How this monstrosity came to pass is a more complicated matter, one that could use a fact-finding mission or two of its own. By mid-December, less than a quarter of Americans supported the plan, and an overwhelming majority correctly observed that it was designed to help corporations and the rich, not the middle class. Not a single Democrat voted for the bill, including centrists up for reelection like North Dakota’s Heidi Heitkamp, West Virginia’s Joe Manchin, and Montana’s Jon Tester. Virtually every major newspaper in the country, as well as many leading economists, had editorialized against it. To overcome this wall of opposition, Republicans used special rules that evaded a filibuster, and they deep-sixed the town-hall meetings that protesters had earlier used to successfully rally in defense of Obamacare (although some activists managed to break through, like the courageous Ady Barkan, who suffers from ALS and who confronted Arizona’s Jeff Flake on a plane).
But this gamesmanship is just the tip of the anti-democratic bulwark that allowed the GOP to shove this transparently corrupt scheme through Congress. What the party-line vote revealed is that the Republican caucus is entirely insulated from the normal populist considerations that ought to prevail in a functioning democracy. They are captured by self-interest—whether personal, political, or both. If you were betting on Senator Lisa Murkowski to have a conscience, bet again. As Representative Chris Collins, who voted for the bill, put it, “My donors are basically saying, ‘Get it done or don’t ever call me again.’”

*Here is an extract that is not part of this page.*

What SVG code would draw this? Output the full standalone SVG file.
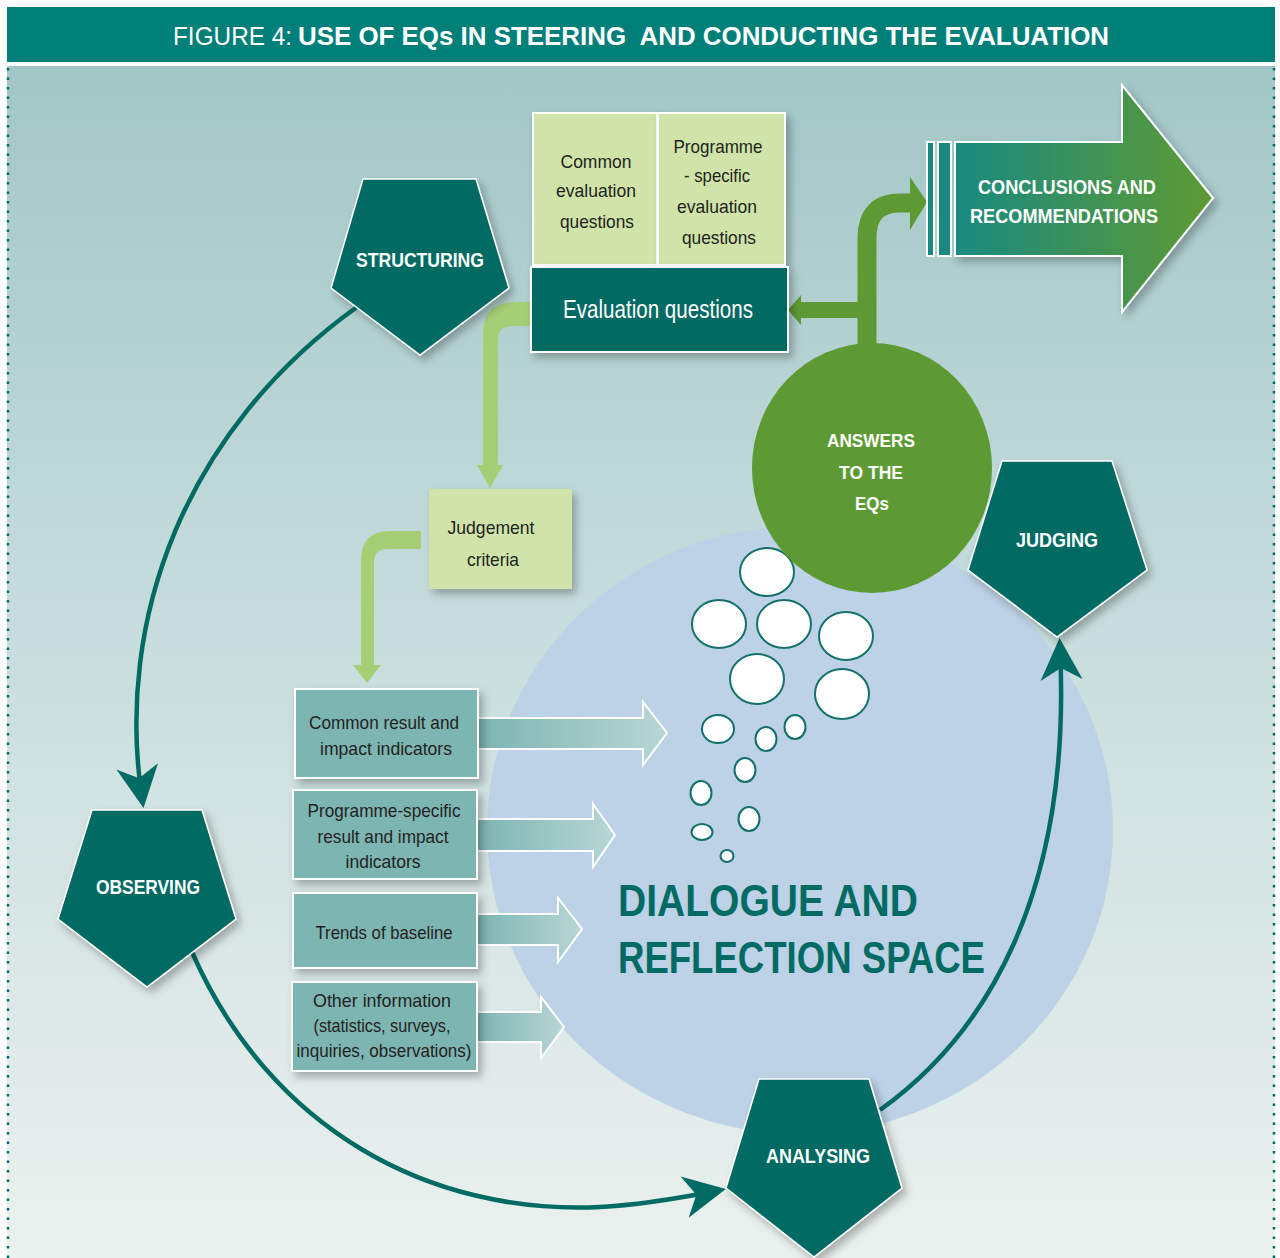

Throwing these enablers of oligarchy out of Congress is an obvious first step, but changing the rules that put them there in the first place is the longer game. That’s a frustrating conclusion, because it means a lot of hard and uncertain work in a terrain that is often as mind-numbing as tax law itself—the census, redistricting, voting rights, and campaign-finance reform. But this past week proved that there’s no way around it. For among the root causes of poverty in the United States identified by Alston was the withering of democracy itself. “The foundation stone of American society,” he wrote, “is being steadily undermined.” “The net result is that people living in poverty, minorities, and other disfavored groups are being systematically deprived of their voting rights…[and] some political elites have a strong self-interest in keeping people in poverty.”